Interestingly enough, in 2019 Deadline reported that Marvel Studios was looking to use the character in an upcoming project. Presumably, the studio would do so by using one of the five comic book characters who have become Deathlok and not creating a new character to act as a poor substitute.
In another pretty poor page-to-screen adaptation, Victoria Hand went from a S.H.I.E.L.D. accountant fired by Nick Fury in the comics to a Level 8 Agent of S.H.I.E.L.D. in the show. Hand’s time on the show was short, thankfully, as she was betrayed and murdered by Grant Ward. In the comics, Hand became the right hand of Norman Osborn as he rose to power in the aftermath of the Skrull Invasion of Earth and helped him create the Thunderbolts. She later became an Avenger and was killed by a ghost, which not many people can say.
Production on Marvel Studios’ Secret Invasion is underway and there’s no telling how messy things will get in the MCU following the events of the paranoia-driven series and who will be left standing to pick up the pieces. Obviously S.H.I.E.L.D. hasn’t existed in years, but that doesn’t mean a version of Victoria Hand doesn’t exist in the MCU, waiting to be redeemed for how she was handled in Agents of S.H.I.E.L.D.

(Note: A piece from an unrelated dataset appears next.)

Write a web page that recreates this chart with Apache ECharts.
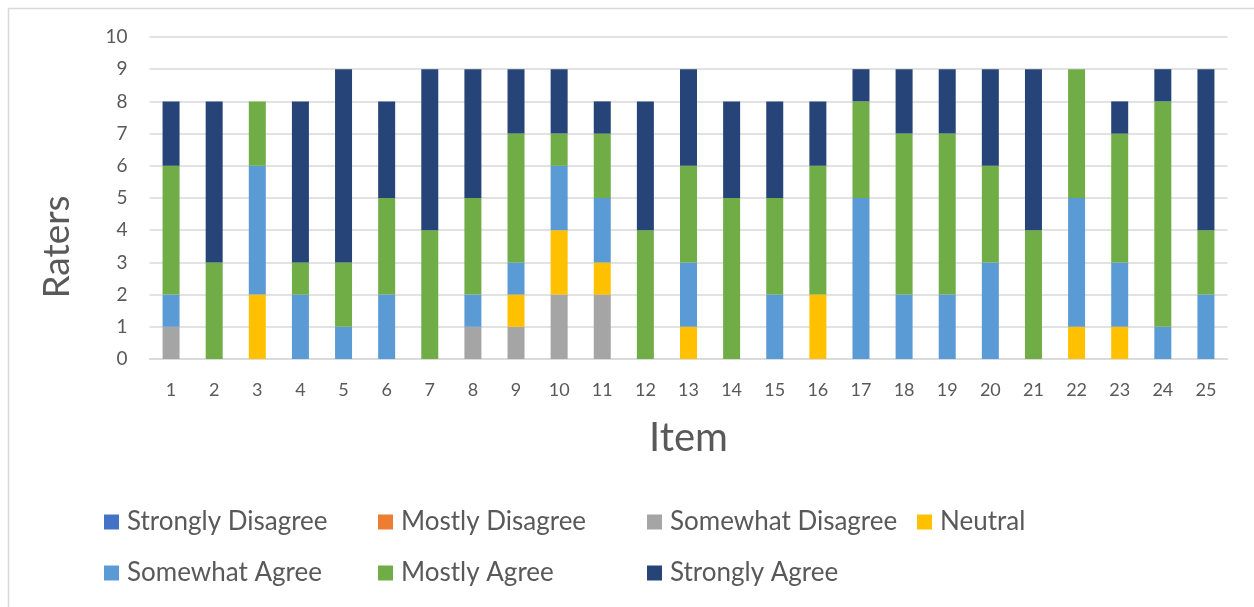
<!DOCTYPE html>
<html>
<head>
<meta charset="utf-8">
<script src="https://cdn.jsdelivr.net/npm/echarts@6/dist/echarts.min.js"></script>
<style>
html,body{margin:0;padding:0;background:#fff;}
#main{width:1254px;height:607px;}
</style>
</head>
<body>
<div id="main"></div>
<script>
const categories = ['1','2','3','4','5','6','7','8','9','10','11','12','13','14','15','16','17','18','19','20','21','22','23','24','25'];
const seriesNames = ['Strongly Disagree','Mostly Disagree','Somewhat Disagree','Neutral','Somewhat Agree','Mostly Agree','Strongly Agree'];
const stronglyDisagree = [0,0,0,0,0,0,0,0,0,0,0,0,0,0,0,0,0,0,0,0,0,0,0,0,0];
const mostlyDisagree   = [0,0,0,0,0,0,0,0,0,0,0,0,0,0,0,0,0,0,0,0,0,0,0,0,0];
const somewhatDisagree = [1,0,0,0,0,0,0,1,1,2,2,0,0,0,0,0,0,0,0,0,0,0,0,0,0];
const neutral          = [0,0,2,0,0,0,0,0,1,2,1,0,1,0,0,2,0,0,0,0,0,1,1,0,0];
const somewhatAgree    = [1,0,4,2,1,2,0,1,1,2,2,0,2,0,2,0,5,2,2,3,0,4,2,1,2];
const mostlyAgree      = [4,3,2,1,2,3,4,3,4,1,2,4,3,5,3,4,3,5,5,3,4,4,4,7,2];
const stronglyAgree    = [2,5,0,5,6,3,5,4,2,2,1,4,3,3,3,2,1,2,2,3,5,0,1,1,5];
const yTicks = [0,10,1];
const xTitle = 'Item';
const yTitle = 'Raters';
const colors = ['#4472C4','#ED7D31','#A5A5A5','#FFC000','#5B9BD5','#70AD47','#264478'];

const values = [stronglyDisagree, mostlyDisagree, somewhatDisagree, neutral, somewhatAgree, mostlyAgree, stronglyAgree];
const FONT = 'Lato, "Open Sans", sans-serif';

const chart = echarts.init(document.getElementById('main'));

function legendCol(names, left){
  return {
    orient:'vertical', left:left, top:504, itemGap:25,
    itemWidth:15, itemHeight:15, icon:'rect',
    data:names, selectedMode:false,
    textStyle:{fontFamily:FONT, fontSize:26, lineHeight:26, color:'#595959', padding:[0,0,0,3]}
  };
}

const option = {
  animation:false,
  color:colors,
  graphic:[{
    type:'rect', shape:{x:8.5, y:8.5, width:1300, height:700},
    style:{fill:'none', stroke:'#d9d9d9', lineWidth:1.5}, silent:true, z:-1
  },{
    type:'text', x:57, y:247, rotation:Math.PI/2, silent:true,
    style:{text:yTitle, textAlign:'center', textVerticalAlign:'middle',
      font:'37px Lato, "Open Sans", sans-serif', fill:'#595959'}
  }],
  grid:{left:149.5, right:26.5, top:37, bottom:248},
  legend:[
    legendCol([seriesNames[0], seriesNames[4]], 99),
    legendCol([seriesNames[1], seriesNames[5]], 373),
    legendCol([seriesNames[2], seriesNames[6]], 642),
    legendCol([seriesNames[3]], 912)
  ],
  xAxis:{
    type:'category', data:categories,
    name:xTitle, nameLocation:'middle', nameGap:59,
    nameTextStyle:{fontFamily:FONT, fontSize:40, color:'#595959'},
    axisLine:{lineStyle:{color:'#d9d9d9', width:1.5}},
    axisTick:{show:false},
    axisLabel:{fontFamily:FONT, fontSize:18, color:'#595959', margin:22}
  },
  yAxis:{
    type:'value', min:yTicks[0], max:yTicks[1], interval:yTicks[2],
    axisLine:{show:false}, axisTick:{show:false},
    splitLine:{lineStyle:{color:'#d9d9d9', width:1.5}},
    axisLabel:{fontFamily:FONT, fontSize:19, color:'#595959', margin:22}
  },
  series: seriesNames.map((n,i)=>({
    name:n, type:'bar', stack:'total', barWidth:17,
    data:values[i],
    itemStyle:{color:colors[i]}
  }))
};
chart.setOption(option);
</script>
</body>
</html>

If there was one thing Agents of S.H.I.E.L.D. did incredibly well, it was utilizing interesting comic book villains in incredibly uninteresting ways. Franklin Hall, Graviton, a one-time Master of Evil, A.I.M.’s Minister of Science and an Avengers-level threat was forgotten about after being introduced in Season 1 before his powers were, inexplicably given to Glenn Talbot. Mr. Hyde was turned into a homeless, junkie and the father of Quake (and then the comics retconned Daisy’s whole past to line up with the show). Small-timers Blizzard and Blackout were unceremoniously dispatched. And that brings us, finally, to Carl Creel, the Absorbing Man, who ended up being used by Talbot to turn him into Graviton?
- Franklin Hall/Graviton
- Calvin Johnson/Calvin Zabo/Mr. Hyde
- Carl Creel/Absorbing Man
- Marcus Daniels/Blackout
- Donald Gill/Blizzard
- Glenn Talbot
Of these characters, it’s possible that Carl “Crusher” Creel could show up in the MCU in the next year. Creel’s wife, Titania, plays a major role in She-Hulk and the two have been nearly inseparable in the comics over the past several years. Creel’s power set, much like many of the rest of the villains on the list above, would play much, much better in the big budget world of Marvel Studios television than they did on the melodrama budget of Agents of S.H.I.E.L.D. And Talbot has been a thorn in the side of Hulk since the 1960s; hell, he was even included in Ang Lee’s 2003 Hulk. He deserves an upgrade, too.
Fingers crossed, True Believers! Some day some of your favorite heroes and villains will make the jump to the big leagues and join the MCU, just like Agent 19, aka Mockingbird, aka Bobbi Morse, aka Laura Barton.